I fell in love with his playing and music to Bedazzled. Years later I had heard Dudley was ill and I wanted to let him know wonderful his music was. I dedicated a solo piano transcription of Bedazzled from the concert to Dudley. I found his agent’s address in a library and posted it to his agent in 1998. A year later, shortly after my sister’s wedding, Dudley phoned me out of the blue to thank me and invite me to meet him in London.
Dudley was visiting his first wife Suzie Kendall in December 1999, accompanied by his friend, the musician and writer Rena Fruchter who looked after Dudley with her husband Brian Dallow in his final years of ill health.
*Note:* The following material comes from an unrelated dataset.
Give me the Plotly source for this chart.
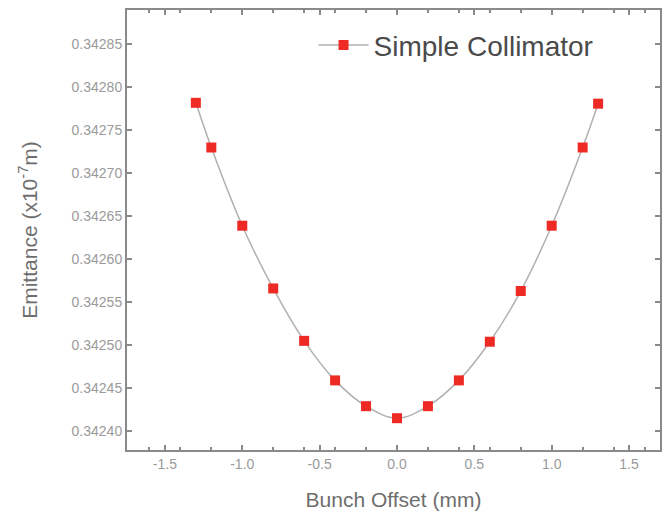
import plotly.graph_objects as go

offset_mm = [-1.3, -1.2, -1.0, -0.8, -0.6, -0.4, -0.2, 0.0, 0.2, 0.4, 0.6, 0.8, 1.0, 1.2, 1.3]
emittance = [0.342782, 0.342730, 0.342639, 0.342566, 0.342505, 0.342459, 0.342429, 0.342415,
             0.342429, 0.342459, 0.342504, 0.342563, 0.342639, 0.342730, 0.342781]
series_name = "Simple Collimator"
x_ticks = [-1.5, -1.0, -0.5, 0.0, 0.5, 1.0, 1.5]
y_ticks = [0.34240, 0.34245, 0.34250, 0.34255, 0.34260, 0.34265, 0.34270, 0.34275, 0.34280, 0.34285]

fig = go.Figure()
fig.add_trace(go.Scatter(
    x=offset_mm, y=emittance, name=series_name, mode="lines+markers",
    line=dict(color="#b0b0b0", width=1.5, shape="spline"),
    marker=dict(symbol="square", size=10, color="#ee2a24", line=dict(width=0)),
))

axis_common = dict(
    showline=True, linecolor="#8a8a8a", linewidth=2, mirror="ticks",
    ticks="inside", ticklen=5, tickcolor="#8a8a8a", tickwidth=1.5,
    showgrid=False, zeroline=False,
    tickfont=dict(family="Liberation Sans, Arial", size=14, color="#9a9a9a"),
    minor=dict(ticks="inside", ticklen=3, tickcolor="#8a8a8a", showgrid=False),
)

fig.update_layout(
    width=666, height=518,
    margin=dict(l=127, r=4, t=10, b=68),
    paper_bgcolor="white", plot_bgcolor="white",
    showlegend=True,
    legend=dict(x=0.35, y=0.92, xanchor="left", yanchor="middle", itemwidth=50,
                bgcolor="rgba(0,0,0,0)",
                font=dict(family="Liberation Sans, Arial", size=28, color="#4a4a4a")),
    xaxis=dict(axis_common, range=[-1.745, 1.70], tickvals=x_ticks,
               ticktext=[f"{v:.1f}" for v in x_ticks],
               title=dict(text="Bunch Offset (mm)", standoff=22,
                          font=dict(family="Liberation Sans, Arial", size=21, color="#6e6e6e"))),
    yaxis=dict(axis_common, range=[0.342378, 0.34289], tickvals=y_ticks,
               ticktext=[f"{v:.5f}" for v in y_ticks],
               title=dict(text="Emittance (x10<sup>-7</sup>m)", standoff=28,
                          font=dict(family="Liberation Sans, Arial", size=21, color="#6e6e6e"))),
)

fig.write_html("out.html")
Dudley was suffering from progressive supranuclear palsy, which robbed him of his passion for playing the piano. It was badly affecting his speech and movement, but his mind was totally unaffected. It was so sad to see, looking at him I empathised with his frustration. Yet, he maintained an electric and palpable charisma. He was warm, caring and generous. He told me my transcription was extraordinary (too kind!), but the transcription was made to show my appreciation. I was so pleased to be able tell him how wonderful his music was. I asked him about his improvisation in the concert – he told me he knew roughly what he was going to play (his playing was immaculate). We talked about the day he performed in front of one of his idols (and mine) Erroll Garner – Dudley spilt a bottle of Coke over the middle section of piano keys rendering them unplayable! It is a pity I did not record the visit, but it was before the days of our obsession with smart phones!
I dedicated a song to Dudley called It Isn’t Even If from the opera I wrote for my Masters degree. I included a little chord progression from Bedazzled which he nodded at when I played the cassette tape! He said liked it very much, along with the overture.
Just before I left, he said he was so happy I had been the way I was – I suppose, being genuine and not trying to be funny or try to impress him. Whatever he meant, it meant a lot to me.
Had I realised how much his 1991 album of original piano pieces Songs Without Words meant to him – he died listening to it – I would have transcribed it when he was still alive. I kick myself that I didn’t. Rena asked me to transcribe two pieces for Dudley’s memorial service at Magdalen College Oxford in 2002, which I attended.
As Dudley had not written down the music, I was later asked to transcribe the full album. I did this meticulously for Dudley and it was published by Faber in 2011.
In 2012 I performed a series of tribute concerts starting at St James Piccadilly in London, recreating his jazz playing and compositions from my transcriptions. You can find some posted on YouTube and my website. Dudley played It’s Easy To Say by Henry Mancini in the film 10. I have transcribed some beautiful melodies by Mancini and I think Dudley’s film music is comparable in many ways.